We open ourselves to more possibilities, we sense the future calling in some of these possibilities and not others, and then we focus our skills on making something happen.

This is the adventure of opening our minds to more, opening our hearts to what is calling us, then opening our wills to craft the future.^

Being a dramatic journey rather than theatrical one, we do not know what lies ahead.

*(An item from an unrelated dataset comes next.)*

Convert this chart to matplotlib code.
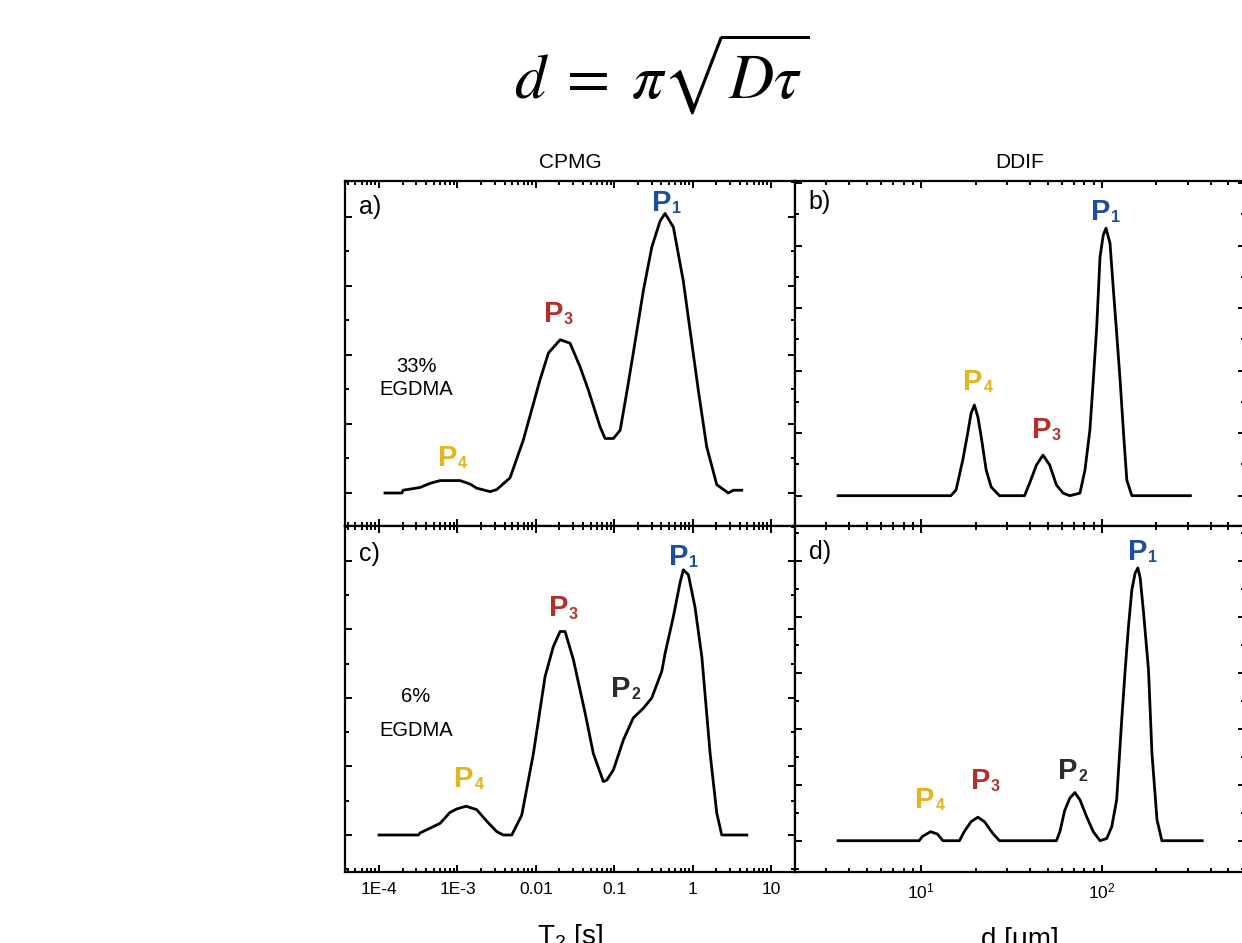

Frans Johansson adds more nuance to this exploration when he describes the crafting of randomness, including: connecting with more people (elements of divergence/opening minds); making more bets (elements of emergence/opening hearts); and, actually doing stuff in a complex world (elements of convergence/opening wills to prototype and create).^^

(*From Chris Guillebeau’s The Happiness of Pursuit.)
(**See Dave Gray, Sunni Brown, and James Macanufo’s Gamestorming.)
(^See Otto Scharmer’s Theory U.)
(^^See Frans Johansson’s The Click Moment.)

edgecraft: a new frontier

22 the edge is

When we use our gifts fast, we create possibilities.*

These gifts are the creativity that follow our unique ways of seeing; because of this they are random, unexpected, serendipitous.**

They’re the means of “prophetic imagination,” taking us from the centre to the edge – prophets are edgecraft people. Our curiosities and questions propel us to the edge of the bubble and across thresholds, into the undefined, and into possibility.  The bubble is what we create to resist the random, where predictability rules, where laws are laws and everything aligns – and also “despairing conformity.”^

From “I-in-me,” past “I-in-it,” to “I-in-you,” and onwards into “I-in-us,” we move towards the emerging future.^  Small groups of such imaginative people do not worry about their size, only about their openness to one another:

“The part is a place for the presenting of the whole.”^^

What is your gift?  How fast are you using it?  Who are you connecting to?  How fast are you employing your eco-gift?*^

‘[W]hat I am saying is that randomness should be the plan. … This approach only works if we can not only increase the amount of randomness in our lives but also capture it when it present something amazing.’**

(*Gift, element, art, genius, calling, purpose, strengths, 
(**From Frans Johansson’s The Click Moment.)
(^A term used by Walter Brueggemann in The Prophetic Imagination.)
(^From Otto Scharmer’s Theory U.)
(^^Henri Bartoft, quoted in Peter Senge, Joseph Jaworski, Otto Scharmer, and Betty Sue Flowers’s Presence.)